George W. Bush acha que sim. À caça de Osama bin Laden, o presidente norte-americano promoveu uma guerra no Afeganistão, derrubou o governo local, diz ter desmantelado a organização terrorista Al Qaeda e deixou o país aos pedaços. Prometeu ajudar na reconstrução, mas não está fazendo. Em vez disso, aproveitou a deixa para empreender nova guerra, desta vez contra o Iraque, sob falsas evidências de desenvolvimento de armas de destruição em massa por parte da ditadura de Saddam Hussein. Mais uma vez, um país foi demolido no processo, e o governo derrubado. Até a ONU foi atropelada no caminho. Hoje os EUA prometem que vão ajudar na reconstrução do Iraque, promessa não-cumprida no Afeganistão. Em retrospecto, é difícil acreditar que realmente vão fazê-lo.

Não sou contra a discussão de questões contemporâneas, e mesmo de fundo político, em Jornada nas Estrelas. Muito pelo contrário. Uma das grandes forças da Série Clássica foi justamente introduzir discussões relevantes ao presente num contexto de "futuro possível". O problema é que hoje poucas coisas são apresentadas em Enterprise como DISCUSSÕES.

No clássico "A Private Little War", faz-se um claro paralelo à Guerra Fria e ao conflito no Vietnã. Kirk decide interferir na política de um planeta fornecendo armas e treinamento para um dos lados, compensando pela ação dos Klingons, que está fazendo a mesma coisa do outro lado. Kirk argumenta que esse é o único meio de preservar os dois lados, através do equilíbrio de forças. É o que ele acaba fazendo, numa defesa da interferência americana no Vietnã. Mas, apesar de sua decisão final, McCoy estava lá para gritar o tempo todo, "Está ficando maluco, Jim? A solução não é armar essa gente e alimentar um conflito!" Você pode concordar com Kirk, você pode concordar com McCoy, mas pelo menos você tem uma escolha --a redação do roteiro demonstra que há um dilema.

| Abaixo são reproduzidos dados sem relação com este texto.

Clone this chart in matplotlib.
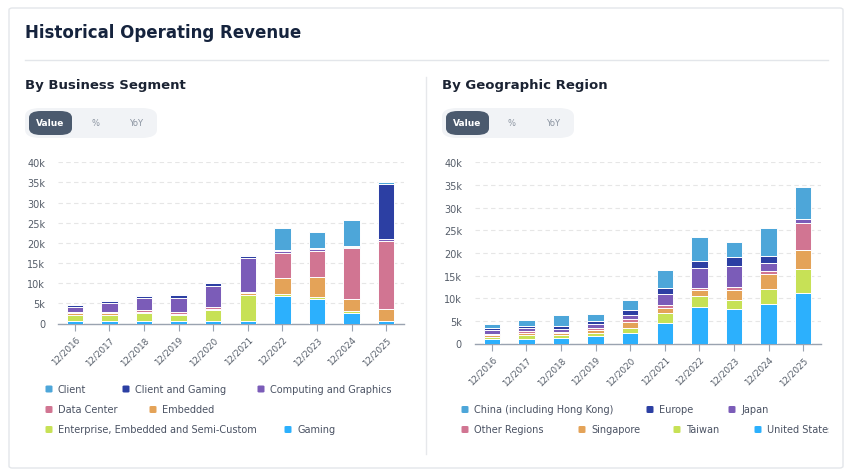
import matplotlib
matplotlib.use("Agg")
import matplotlib.pyplot as plt
from matplotlib.patches import FancyBboxPatch
from matplotlib.lines import Line2D
from matplotlib.ticker import FuncFormatter, MultipleLocator

plt.rcParams['font.family'] = ['DejaVu Sans']

W, H = 852, 477

years = ['12/2016', '12/2017', '12/2018', '12/2019', '12/2020',
         '12/2021', '12/2022', '12/2023', '12/2024', '12/2025']

# business segment, in thousands (k)
gaming        = [0.6, 0.6, 0.6, 0.6, 0.6, 0.65, 6.8, 6.0, 2.6, 0.65]
enterprise    = [1.4, 1.5, 1.9, 1.4, 2.65, 6.35, 0.6, 0.6, 0.5, 0.0]
embedded      = [0.5, 0.5, 0.45, 0.45, 0.45, 0.45, 3.85, 5.0, 3.0, 2.85]
data_center   = [0.25, 0.3, 0.3, 0.3, 0.3, 0.35, 6.25, 6.5, 12.55, 16.9]
comp_graphics = [1.4, 2.2, 3.1, 3.65, 5.4, 8.4, 0.4, 0.35, 0.3, 0.5]
client_gaming = [0.45, 0.5, 0.55, 0.6, 0.65, 0.6, 0.35, 0.3, 0.3, 13.7]
client        = [0.1, 0.2, 0.1, 0.2, 0.15, 0.1, 5.45, 3.95, 6.55, 0.6]

# geographic region, in thousands (k)
united_states = [0.9, 1.1, 1.2, 1.7, 2.35, 4.5, 8.1, 7.7, 8.7, 11.25]
taiwan        = [0.6, 0.75, 0.65, 0.65, 1.1, 2.2, 2.3, 1.9, 3.3, 5.15]
singapore     = [0.3, 0.45, 0.4, 0.6, 1.25, 1.2, 1.3, 2.2, 3.4, 4.3]
other_regions = [0.25, 0.4, 0.35, 0.55, 0.6, 0.55, 0.65, 0.7, 0.6, 6.0]
japan         = [0.9, 0.7, 0.7, 0.75, 1.1, 2.5, 4.35, 4.5, 1.7, 0.7]
europe        = [0.55, 0.5, 0.6, 0.65, 1.0, 1.4, 1.6, 2.2, 1.7, 0.1]
china         = [0.75, 1.25, 2.4, 1.7, 2.3, 3.9, 5.15, 3.2, 6.1, 7.1]

c_blue = '#4da6d9'
c_navy = '#2c3fa3'
c_purple = '#7b5cb8'
c_pink = '#d17592'
c_orange = '#e4a358'
c_lime = '#c7e156'
c_sky = '#2cb0fd'

seg_names = ['Client', 'Client and Gaming', 'Computing and Graphics', 'Data Center',
             'Embedded', 'Enterprise, Embedded and Semi-Custom', 'Gaming']
seg_vals = [client, client_gaming, comp_graphics, data_center, embedded, enterprise, gaming]
reg_names = ['China (including Hong Kong)', 'Europe', 'Japan', 'Other Regions',
             'Singapore', 'Taiwan', 'United States']
reg_vals = [china, europe, japan, other_regions, singapore, taiwan, united_states]
colors = [c_blue, c_navy, c_purple, c_pink, c_orange, c_lime, c_sky]

fig = plt.figure(figsize=(W / 100, H / 100), dpi=100)
fig.patch.set_facecolor('white')

def fx(px):
    return px / W

def fy(py):
    return 1 - py / H

# card border
fig.patches.append(FancyBboxPatch((fx(9), fy(469)), fx(834), 460 / H,
                                  boxstyle='round,pad=0,rounding_size=0.004',
                                  transform=fig.transFigure, fc='none', ec='#e3e6ea', lw=1))
fig.text(fx(25), fy(33), 'Historical Operating Revenue', fontsize=12, fontweight='bold',
         color='#15233d', va='center')
fig.add_artist(Line2D([fx(25), fx(828)], [fy(61), fy(61)], color='#e3e6ea', lw=1))
fig.add_artist(Line2D([fx(426), fx(426)], [fy(78), fy(455)], color='#e6e8eb', lw=1))


def panel(x0, title, left, zero_y, names, vals, legend_pos):
    fig.text(fx(x0), fy(85), title, fontsize=9.5, fontweight='bold', color='#1b2333', va='center')
    # toggle
    fig.patches.append(FancyBboxPatch((fx(x0), fy(139)), fx(132), 30 / H,
                                      boxstyle='round,pad=0,rounding_size=0.018',
                                      transform=fig.transFigure, fc='#f1f3f6', ec='none'))
    fig.patches.append(FancyBboxPatch((fx(x0 + 4), fy(136)), fx(43), 24 / H,
                                      boxstyle='round,pad=0,rounding_size=0.014',
                                      transform=fig.transFigure, fc='#4b5a6e', ec='none'))
    fig.text(fx(x0 + 25.5), fy(124), 'Value', fontsize=6.5, fontweight='bold', color='white',
             ha='center', va='center')
    fig.text(fx(x0 + 70), fy(124), '%', fontsize=6, color='#8a93a0', ha='center', va='center')
    fig.text(fx(x0 + 111), fy(124), 'YoY', fontsize=6, color='#8a93a0', ha='center', va='center')

    ax = fig.add_axes([fx(left), fy(zero_y), fx(346), (zero_y - 163.3) / H])
    ax.set_facecolor('none')
    x = list(range(len(years)))
    bottom = [0.0] * len(years)
    for name, v, col in zip(names[::-1], vals[::-1], colors[::-1]):
        ax.bar(x, v, 0.47, bottom=bottom, color=col, edgecolor='white', linewidth=0.7, zorder=3)
        bottom = [b + a for b, a in zip(bottom, v)]
    ax.set_xlim(-0.5, 9.5)
    ax.set_ylim(0, 40)
    ax.yaxis.set_major_locator(MultipleLocator(5))
    ax.yaxis.set_major_formatter(FuncFormatter(lambda v, p: '0' if v == 0 else '%dk' % v))
    ax.grid(axis='y', color='#e6e6e6', linestyle=(0, (4, 3)), lw=0.8, zorder=0)
    for s in ['top', 'right', 'left']:
        ax.spines[s].set_visible(False)
    ax.spines['bottom'].set_color('#9aa3b0')
    ax.spines['bottom'].set_linewidth(1)
    ax.set_xticks(x)
    ax.set_xticklabels(years, rotation=45, ha='right', rotation_mode='anchor',
                       fontsize=6.3, color='#555d69')
    ax.tick_params(axis='x', length=5, color='#9aa3b0', pad=3)
    ax.tick_params(axis='y', length=0, labelsize=7, labelcolor='#555d69', pad=9)

    for (mx, my), name, col in zip(legend_pos, names, colors):
        fig.patches.append(FancyBboxPatch((fx(mx - 3.5), fy(my + 3.5)), fx(7), 7 / H,
                                          boxstyle='round,pad=0,rounding_size=0.002',
                                          transform=fig.transFigure, fc=col, ec='none'))
        fig.text(fx(mx + 9), fy(my), name, fontsize=7, color='#4a5263', va='center')
    return ax


panel(25, 'By Business Segment', 57.5, 324.5, seg_names, seg_vals,
      [(49, 390), (126, 390), (261, 390), (49, 410.5), (153, 410.5), (49, 430.5), (288, 430.5)])
panel(442, 'By Geographic Region', 474.5, 344.5, reg_names, reg_vals,
      [(465, 410.5), (650, 410.5), (732, 410.5), (465, 430.5), (582, 430.5), (677, 430.5),
       (758, 430.5)])

# cover the clipped tail of the last legend entry
fig.patches.append(plt.Rectangle((fx(829), fy(445)), fx(13), 30 / H, transform=fig.transFigure,
                                 fc='white', ec='none', zorder=10))

fig.savefig('out.png', dpi=100)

Em Enterprise, muitos dos dilemas apresentados são artificiais, e muitos dos dilemas reais são omitidos. Algumas coisas revoltam e são tão sutis que passam até por mensagens subliminares. Ao final de "The Crossing", a Enterprise finalmente consegue expulsar os alienígenas hostis que estavam tomando os corpos dos tripulantes (num estilo quase "sci-fi-trash", rememorando os velhos tempos de "The Lights of Zetar"), e Archer não tem a menor dúvida ao ordenar Reed a disparar seus torpedos e explodir a nave inimiga, sem choro nem vela. Foi-se o tempo em que Kirk se recusava a matar o capitão Gorn...

Pior do que isso, me frustra o fato de que a terceira temporada da série, numa tentativa de restaurar níveis de audiência aceitáveis (o programa está caindo pelas tabelas nos índices Nielsen), transformou o desdobramento da "doutrina Bush" no tema central da série. "The Expanse" abre caminho para duas rotas, ambas que não me agradam.

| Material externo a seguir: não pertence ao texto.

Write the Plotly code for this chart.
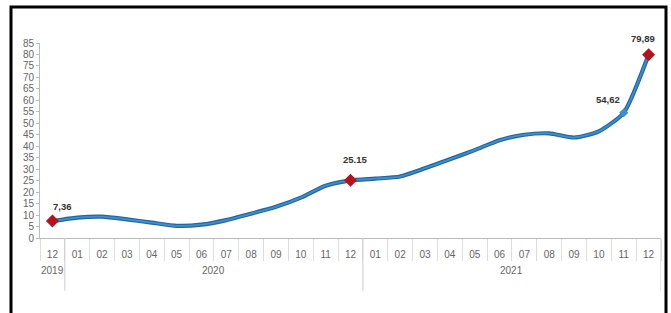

A primeira é explorar o lado de "perigo intenso e misterioso" da Expansão Délfica, se apoiando em roteiros 'high-concept' como os que pulularam durante as sete temporadas de Voyager e os últimos anos de A Nova Geração: premissas malucas que expõem os personagens a situações inusitadas, com sinopses redutíveis a uma frase. Não é exatamente algo que me agrade.

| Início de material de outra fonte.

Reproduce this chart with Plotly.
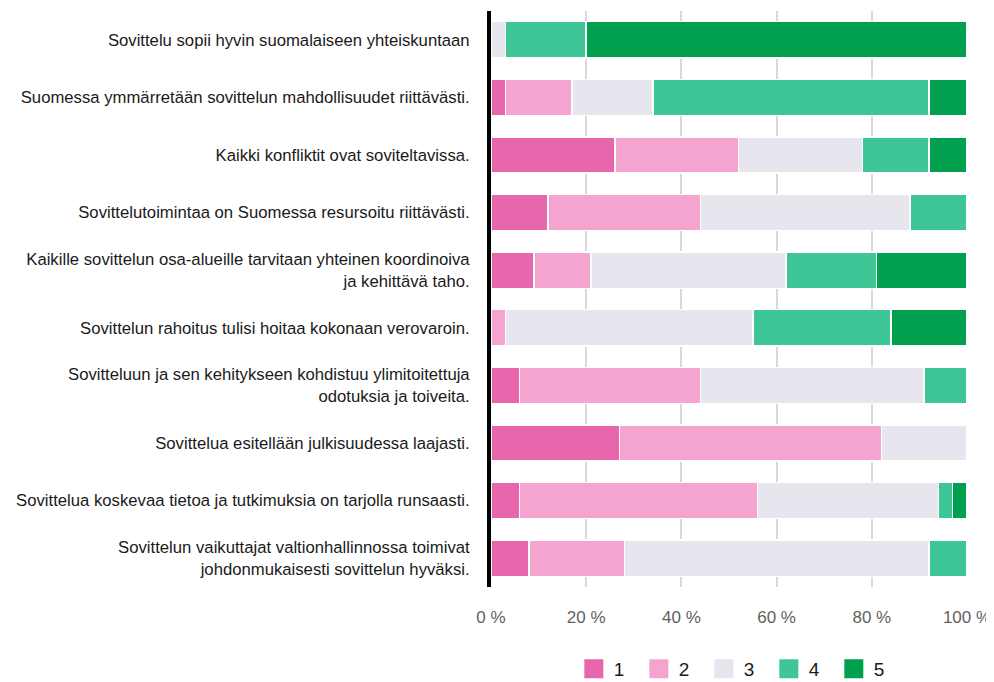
import plotly.graph_objects as go

categories = [
    "Sovittelu sopii hyvin suomalaiseen yhteiskuntaan",
    "Suomessa ymmärretään sovittelun mahdollisuudet riittävästi.",
    "Kaikki konfliktit ovat soviteltavissa.",
    "Sovittelutoimintaa on Suomessa resursoitu riittävästi.",
    "Kaikille sovittelun osa-alueille tarvitaan yhteinen koordinoiva<br>ja kehittävä taho.",
    "Sovittelun rahoitus tulisi hoitaa kokonaan verovaroin.",
    "Sovitteluun ja sen kehitykseen kohdistuu ylimitoitettuja<br>odotuksia ja toiveita.",
    "Sovittelua esitellään julkisuudessa laajasti.",
    "Sovittelua koskevaa tietoa ja tutkimuksia on tarjolla runsaasti.",
    "Sovittelun vaikuttajat valtionhallinnossa toimivat<br>johdonmukaisesti sovittelun hyväksi.",
]

s1 = [0, 3, 26, 12, 9, 0, 6, 27, 6, 8]
s2 = [0, 14, 26, 32, 12, 3, 38, 55, 50, 20]
s3 = [3, 17, 26, 44, 41, 52, 47, 18, 38, 64]
s4 = [17, 58, 14, 12, 19, 29, 9, 0, 3, 8]
s5 = [80, 8, 8, 0, 19, 16, 0, 0, 3, 0]

series_names = ["1", "2", "3", "4", "5"]
series_values = [s1, s2, s3, s4, s5]
colors = ["#e766ac", "#f4a4cf", "#e7e5ed", "#3ec697", "#00a04f"]

tick_vals = [0, 20, 40, 60, 80, 100]
tick_text = ["0 %", "20 %", "40 %", "60 %", "80 %", "100 %"]

FONT = "Liberation Sans, Arial, sans-serif"

fig = go.Figure()
for name, vals, col in zip(series_names, series_values, colors):
    fig.add_trace(go.Bar(
        y=categories, x=vals, name=name, orientation="h",
        marker=dict(color=col, line=dict(color="white", width=1.5)),
        width=0.63, showlegend=False,
    ))
for name, col in zip(series_names, colors):
    fig.add_trace(go.Scatter(
        x=[None], y=[None], mode="markers", name=name,
        marker=dict(symbol="square", size=16, color=col, line=dict(color=col, width=3)),
        showlegend=True,
    ))

fig.update_layout(
    barmode="stack",
    width=986, height=674,
    margin=dict(l=483, r=27, t=3, b=95, autoexpand=False),
    plot_bgcolor="white", paper_bgcolor="white",
    font=dict(family=FONT, size=17, color="#1a1a1a"),
    legend=dict(
        orientation="h", x=0.174, xanchor="left", y=-0.142, yanchor="middle",
        font=dict(size=19, color="#1a1a1a"),
        entrywidth=20, entrywidthmode="pixels",
        itemsizing="trace", traceorder="normal",
    ),
)
fig.update_xaxes(
    range=[0, 100], tickvals=tick_vals, ticktext=tick_text,
    showgrid=True, gridcolor="#d9d9d9", gridwidth=2,
    zeroline=False, showline=False, ticks="",
    tickfont=dict(size=17, color="#5f5f5f"),
    ticklabelstandoff=18, fixedrange=True,
)
fig.update_yaxes(
    categoryorder="array", categoryarray=categories, autorange="reversed",
    showline=True, linecolor="black", linewidth=4,
    showgrid=False, ticks="", ticklabelstandoff=14,
    tickfont=dict(size=16.7, color="#1a1a1a"),
    automargin=False, fixedrange=True,
)

fig.write_html("out.html")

A segunda é a ideologia da "doutrina Bush" travestida na caça aos Xindi --a personificação de Osama bin Laden e seus asseclas num contexto supostamente mais complexo de Guerra Fria Temporal e de reversão de causa-efeito, misturando à analogia básica elementos 'high-concept'. Também não é boa, e pode contaminar tudo que há de bom na série com esse gosto amargo de manipulação da opinião pública americana (rotineiramente frágil a esse tipo de artimanha).

Não acho que Berman e Braga sejam intrinsecamente canalhas. Acho apenas que estão passando dos limites na busca pela audiência e pela manutenção do programa. E atitudes como atirar T'Pol num pon farr artificial (como aconteceu no recente "Bounty") só para aumentar o sex appeal do programa podem acabar sendo as posturas mais inofensivas nessa luta pela sobrevivência no mundo selvagem da TV americana.

Os Vulcanos podem ter razão afinal. Talvez Berman e Braga não estivessem prontos.